El salto ecológico que exige nuestro planeta forma parte de las convicciones más urgentes de nuestra época. La llegada del Antropoceno, como era geológica definida por la intervención humana, requiere la asunción de una mayor responsabilidad: si el ser humano transforma los ecosistemas hasta poner en riesgo sus delicados equilibrios, lógicamente el hombre debe procurar reducir las consecuencias indeseadas de sus acciones. No se trata de ir en contra de la prosperidad general, sino de hacer compatible esa prosperidad con el cuidado y el respeto hacia la naturaleza. Por supuesto, en esta ecuación todos saldremos ganando: menos contaminación supone más salud, calidad de vida y mayor protección de la biodiversidad, implicando además la punta de lanza del desarrollo tecnológico. Dicho de otro modo, energías más limpias construyen sociedades más humanas e inteligentes. Sin embargo, los periodos de transición demandan importantes sacrificios y no resultan fáciles ni populares. Pedir, por ejemplo, a los países en vías de desarrollo que renuncien a maximizar el uso de combustibles fósiles o que destinen importantes cantidades del presupuesto público a reciclar entra en contradicción con el anhelo de un desarrollo económico rápido. En clave europea, la paulatina sustitución del transporte de combustión por vehículos limpios o las subvenciones a las energías renovables, dejando de lado las de origen fósil y la nuclear, tienen notables costes añadidos que considerar: económicos, sociales y personales.
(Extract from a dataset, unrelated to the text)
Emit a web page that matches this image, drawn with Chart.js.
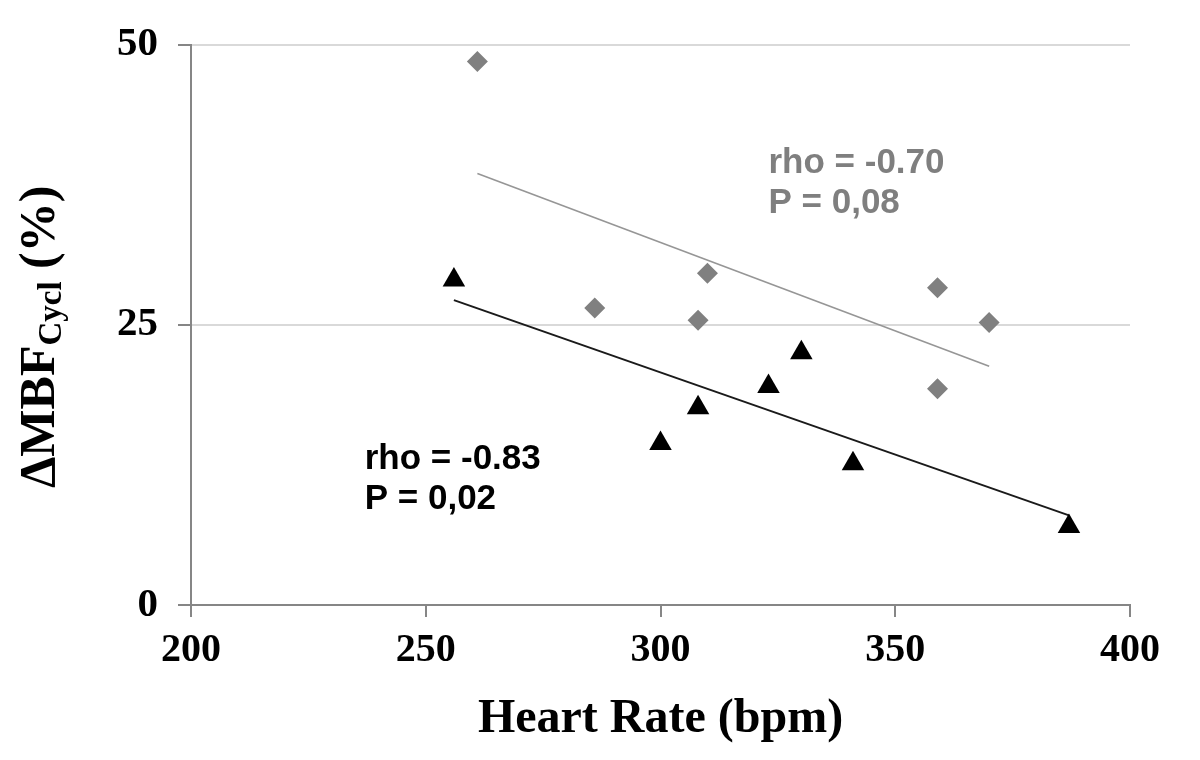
<!DOCTYPE html>
<html><head><meta charset="utf-8">
<script src="https://cdn.jsdelivr.net/npm/chart.js@4.4.1/dist/chart.umd.min.js"></script>
<style>html,body{margin:0;padding:0;background:#fff;}#wrap{width:1200px;height:760px;position:relative;}</style>
</head><body><div id="wrap"><canvas id="c" width="1200" height="760"></canvas></div>
<script>
// ---- data ----
const xTicks = [200, 250, 300, 350, 400];
const yTicks = [0, 25, 50];
const hrGray = [261, 286, 310, 308, 359, 359, 370];
const mbfGray = [48.5, 26.5, 29.6, 25.4, 28.3, 19.3, 25.2];
const hrBlack = [256, 300, 308, 323, 330, 341, 387];
const mbfBlack = [29.0, 14.4, 17.6, 19.5, 22.5, 12.6, 7.0];
const trendGrayX = [261, 370];
const trendGrayY = [38.5, 21.3];
const trendBlackX = [256, 387];
const trendBlackY = [27.2, 8.0];
const annGray = ['rho = -0.70', 'P = 0,08'];
const annBlack = ['rho = -0.83', 'P = 0,02'];
const annGrayAt = [323, 39.4];
const annBlackAt = [237, 13.0];
const xTitle = 'Heart Rate (bpm)';
const yTitleMain = '\u0394MBF', yTitleSub = 'Cycl', yTitleEnd = ' (%)';

const pts = (xs, ys) => xs.map((x, i) => ({x: x, y: ys[i]}));
const serif = 'Liberation Serif, Times New Roman, serif';
const sans = 'Liberation Sans, Arial, sans-serif';

const extras = {
  id: 'extras',
  afterDraw(chart) {
    const c = chart.ctx, xs = chart.scales.x, ys = chart.scales.y;
    c.save();
    c.font = 'bold 35px ' + sans;
    c.textAlign = 'left';
    c.textBaseline = 'middle';
    const drawAnn = (lines, at, col) => {
      const px = xs.getPixelForValue(at[0]), py = ys.getPixelForValue(at[1]);
      c.fillStyle = col;
      lines.forEach((t, i) => c.fillText(t, px, py + i * 40));
    };
    drawAnn(annGray, annGrayAt, '#7f7f7f');
    drawAnn(annBlack, annBlackAt, '#000000');
    // rotated y-axis title with subscript
    const big = 'bold 50px ' + serif, small = 'bold 33px ' + serif;
    c.font = big; const w1 = c.measureText(yTitleMain).width; const w3 = c.measureText(yTitleEnd).width;
    c.font = small; const w2 = c.measureText(yTitleSub).width;
    const total = w1 + w2 + w3;
    const cy = (ys.top + ys.bottom) / 2 + 12;
    c.translate(54, cy);
    c.rotate(-Math.PI / 2);
    c.fillStyle = '#000';
    c.textBaseline = 'alphabetic';
    let x0 = -total / 2;
    c.font = big; c.fillText(yTitleMain, x0, 0); x0 += w1;
    c.font = small; c.fillText(yTitleSub, x0, 7); x0 += w2;
    c.font = big; c.fillText(yTitleEnd, x0, 0);
    c.restore();
  }
};

new Chart(document.getElementById('c'), {
  type: 'scatter',
  data: {
    datasets: [
      {label: 'trend gray', type: 'line', data: pts(trendGrayX, trendGrayY), borderColor: '#969696', borderWidth: 1.6, pointRadius: 0, fill: false, order: 3},
      {label: 'trend black', type: 'line', data: pts(trendBlackX, trendBlackY), borderColor: '#1a1a1a', borderWidth: 2, pointRadius: 0, fill: false, order: 3},
      {label: 'gray', data: pts(hrGray, mbfGray), pointStyle: 'rectRot', pointRadius: 10.5, backgroundColor: '#808080', borderColor: '#808080', borderWidth: 0, order: 1},
      {label: 'black', data: pts(hrBlack, mbfBlack), pointStyle: 'triangle', pointRadius: 13, backgroundColor: '#000', borderColor: '#000', borderWidth: 0, order: 1}
    ]
  },
  options: {
    responsive: false, animation: false, devicePixelRatio: 1,
    layout: {padding: {left: 0, top: 41, right: 70, bottom: 0}},
    plugins: {legend: {display: false}, tooltip: {enabled: false}},
    scales: {
      x: {
        type: 'linear', min: 200, max: 400,
        afterBuildTicks: s => { s.ticks = xTicks.map(v => ({value: v})); },
        afterFit: s => { s.height = 155; },
        grid: {drawOnChartArea: false, drawTicks: true, tickLength: 12, tickColor: '#868686', lineWidth: 2},
        border: {color: '#868686', width: 2},
        ticks: {font: {family: serif, weight: 'bold', size: 40}, color: '#000', padding: 10, maxRotation: 0},
        title: {display: true, text: xTitle, font: {family: serif, weight: 'bold', size: 48}, color: '#000', padding: {top: 0, bottom: 12}}
      },
      y: {
        type: 'linear', min: 0, max: 50,
        afterBuildTicks: s => { s.ticks = yTicks.map(v => ({value: v})); },
        afterFit: s => { s.width = 191; },
        grid: {color: '#d9d9d9', lineWidth: 2, drawTicks: true, tickLength: 13, tickColor: '#868686'},
        border: {color: '#868686', width: 2},
        ticks: {font: {family: serif, weight: 'bold', size: 41}, color: '#000', padding: 20}
      }
    }
  },
  plugins: [extras]
});
</script></body></html>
Un caso que afecta a nuestra isla es el plan progresivo de cierre, anunciado recientemente, de la central de Es Murterar: las dos primeras líneas de producción ya en 2020 y el resto en 2025. Aparte de que la sustitución del carbón (la fuente energética más económica) por el gas natural (más limpio y ecológico pero más costoso) pueda encarecer la factura a pagar por los consumidores, o que todavía quede por saber cuáles serán los efectos reales de una eventual parada de los distintos grupos sobre la estabilidad del precario sistema eléctrico insular, cabe preguntarse en primer término por el conflicto laboral que se vislumbra en el horizonte y que amenaza el empleo de unas ochocientas personas, ciento cincuenta las cuales trabajan directamente en Es Murterar. Las protestas sindicales han llegado esta semana al Parlament y nos han recordado lo evidente: que el indispensable cuidado de la naturaleza no puede desligarse ni del progreso social ni de la defensa de los derechos de los trabajadores.

Lo cual significa básicamente dos cosas. En primer lugar, que en una sociedad moderna y avanzada no hay vuelta atrás: los criterios medioambientales han de guiar la dirección de nuestras políticas, tanto públicas como privadas. Y, en segundo lugar, que la puesta en marcha de estos ambiciosos programas debe complementarse con unos planes sociales de formación y reinserción laboral de igual relevancia. Es una cuestión de justicia pero también de inteligencia política porque, sólo en un escenario win-win donde todos ganen, la conciencia ecológica irá adquiriendo un protagonismo cada vez mayor. Dichos planes de acompañamiento tienen que implicar a los poderes públicos (en este caso al Govern balear y al Gobierno central de la Nación, responsables últimos de la decisión de cierre), pero también a las empresas privadas directamente concernidas, como pueden ser las eléctricas (en este caso Endesa, propietaria de la central de Alcúdia). Sólo los esfuerzos combinados entre lo público y lo privado garantizan el éxito de una transición tan necesaria como dificultosa: la que nos conduce de la economía impulsada por energías fósiles a otra menos contaminante sin dejar de lado los costes económicos, sociales y laborales.